今回読んだのは門田 隆将氏の著書「オウム死刑囚 魂の遍歴 井上嘉浩 すべての罪はわが身にあり」という本である。
はじめてこういう社会的?な本を読んだのだが、非常に面白かった。オウム犯罪とその後について、著者による長年の取材と井上元死刑囚の手記をもとに描かれる内容については息を呑むのも忘れる現実感、そして思想があった。
オウム真理教の元幹部、井上嘉浩は1969年、京都府に井上家の次男として生まれる。幼少期はサッカーや空手を習い、高校は京都一の進学校である私立洛南高校に進学するなど利発で活発な少年であった。
井上はオウムに入信する以前から物質主義的な現代社会に疑問を持っており、ヨーガを通して現代社会からの「解脱」を目指していた。
そんな井上が麻原と出会ったのが高校生の頃である。当時書店で見つけた麻原の宗教観に関するコラムから興味をもった井上は、雑誌で掲載されていた麻原のセミナーに応募する。そこからは他の多くのオウム真理教信者と同様、麻原のある種カリスマ的ともいえる言動に縛られて、地下鉄サリン事件に代表されるオウム犯罪に手を染めていく。

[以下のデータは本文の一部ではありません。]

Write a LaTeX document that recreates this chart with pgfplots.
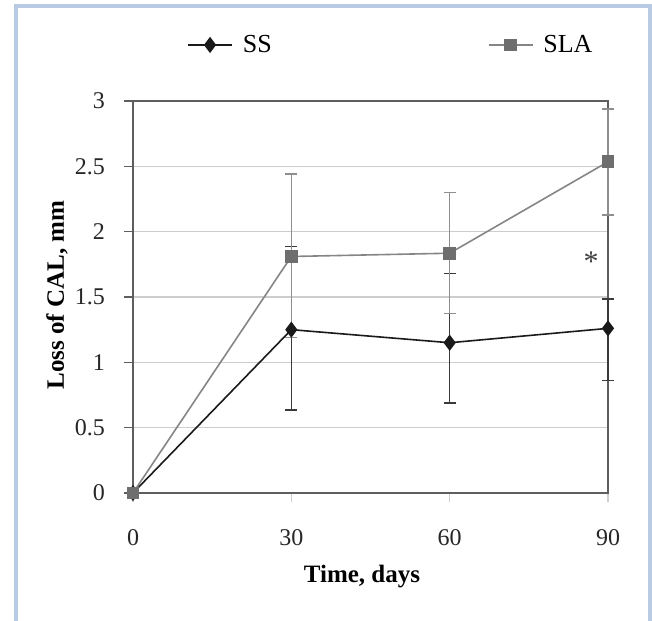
\documentclass[border=0pt]{standalone}
\usepackage{pgfplots}
\pgfplotsset{compat=1.18}
\usepackage{fontspec}
\setmainfont{Liberation Serif}

\definecolor{frameblue}{HTML}{B9CBE3}
\definecolor{axisgray}{HTML}{5E5E5E}
\definecolor{gridgray}{HTML}{CDCDCD}
\definecolor{ssline}{HTML}{1A1A1A}
\definecolor{sserr}{HTML}{3A3A3A}
\definecolor{slaline}{HTML}{858585}
\definecolor{slamark}{HTML}{6E6E6E}
\definecolor{slaerr}{HTML}{8E8E8E}

% x = day, y = mean loss, ep / em = error bar up / down
\pgfplotstableread{
x  y     ep     em
0  0     0      0
30 1.25  0.635  0.615
60 1.15  0.53   0.46
90 1.26  0.225  0.40
}\ss
\pgfplotstableread{
x  y     ep     em
0  0     0      0
30 1.81  0.63   0.62
60 1.835 0.465  0.46
90 2.535 0.405  0.408
}\sla

\begin{document}
\begin{tikzpicture}
\path[use as bounding box] (0,0) rectangle (326pt,310pt);
% light blue frame round the figure
\draw[frameblue, line width=2pt] (8pt,-2pt) -- (8pt,307pt) -- (325pt,307pt) -- (325pt,-2pt);

\begin{axis}[
  at={(66.5pt,63.5pt)}, anchor=south west,
  scale only axis,
  width=237.5pt, height=196pt,
  xmin=0, xmax=90, ymin=0, ymax=3,
  xtick={0,30,60,90}, ytick={0,0.5,...,3},
  yticklabels={0,0.5,1,1.5,2,2.5,3},
  axis line style={axisgray, line width=0.9pt},
  ymajorgrids, grid style={gridgray, line width=0.6pt},
  tick align=outside, major tick length=4.5pt,
  x tick style={gridgray, line width=0.6pt},
  y tick style={axisgray, line width=0.6pt},
  xtick pos=bottom, ytick pos=left,
  /pgf/number format/assume math mode=true,
  ticklabel style={font=\fontsize{12}{14}\selectfont, text=black!85},
  xticklabel style={yshift=-10pt},
  yticklabel style={xshift=-6pt},
  xlabel={\textbf{Time, days}},
  ylabel={\textbf{Loss of CAL, mm}},
  label style={font=\fontsize{12.5}{14}\selectfont},
  xlabel style={at={(axis description cs:0.482,-0.214)}, anchor=center},
  ylabel style={at={(axis description cs:-0.16,0.505)}, anchor=center},
  clip=false,
  legend columns=2,
  legend image code/.code={
    \draw[mark repeat=2, mark phase=2, #1] plot coordinates {(0pt,0pt) (11pt,0pt) (22pt,0pt)};},
  legend style={draw=none, fill=none, at={(axis description cs:0.545,1.143)}, anchor=center,
    font=\fontsize{13}{15}\selectfont,
    /tikz/every even column/.append style={column sep=106pt}},
]
\addplot[ssline, line width=0.8pt, mark=diamond*, mark size=3.4pt,
  mark options={fill=ssline, draw=ssline},
  error bars/.cd, y dir=both, y explicit,
  error bar style={sserr, line width=0.6pt},
  error mark options={rotate=90, mark size=3pt, sserr, line width=0.7pt}]
  table[x=x, y=y, y error plus=ep, y error minus=em] {\ss};
\addlegendentry{\hspace{3pt}SS}

\addplot[slaline, line width=0.8pt, mark=square*, mark size=2.8pt,
  mark options={fill=slamark, draw=slamark},
  error bars/.cd, y dir=both, y explicit,
  error bar style={slaerr, line width=0.6pt},
  error mark options={rotate=90, mark size=3pt, slaerr, line width=0.7pt}]
  table[x=x, y=y, y error plus=ep, y error minus=em] {\sla};
\addlegendentry{\hspace{3pt}SLA}

\node[font=\fontsize{15}{17}\selectfont, text=black!75] at (axis cs:86.8,1.77) {*};
\end{axis}
\end{tikzpicture}
\end{document}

この本ではそんな井上自身の手記を元に、麻原による呪縛がいかに強力で逃げ出せないのか、また逮捕後の井上がどのように過ちを認め、罪と向き合い続けてきたのかについて描かれている。
オウム犯罪は当然許されるべきものではなく、被害者やその家族にとって井上が罪と向き合い続ければ過去の痛みに対する慰めになるものでもない。それでも刑務所の中、取り返しのつかない罪を犯した自分にできることについて考え続けた井上にはどうしても人間らしさを感じざるを得ない。
お父さん、お母さん、ありがとう、心配しないで。
こんなことになるとは、思ってもいなかった。
まずは、よし
死刑が執行された今、井上の最期の言葉の真意を知ることはできない。
ここからは個人的な感想。
本を読む前はどうしてあんなに多くの人々が麻原彰晃に騙されたのかが理解できなかった。たしかに過去の映像などを見ると麻原のもつ独特の雰囲気みたいなものを感じることはあるが、それでもなぜ?という気持ちの方が大きかった。
そんな私だが、井上が麻原と出会う前からもっていた解脱への強い関心とともに本書を読み進めていくと同じように入信していたかもしれないという気持ちが芽生えた。
というのも、今の社会がどうしようもない方向に向かっているという高校生の頃の井上の考えには同意だし、解脱を通して浮世からの解放を目指すという論にも頷ける。正直、ヨーガの修行で得られるものかもしれない神秘体験もしてみたいと思った。
なのでオウム真理教をはじめとしたカルト宗教は一部の狂った信者の話だけではなく、機会こそあれば全然身近な話だということが本書を通して得られた気づきである。
最後になるが、地下鉄サリン事件からもうすぐ30年が経とうとしている。この機会に一度、本書を手にとってみてはいかがだろうか。それではまた。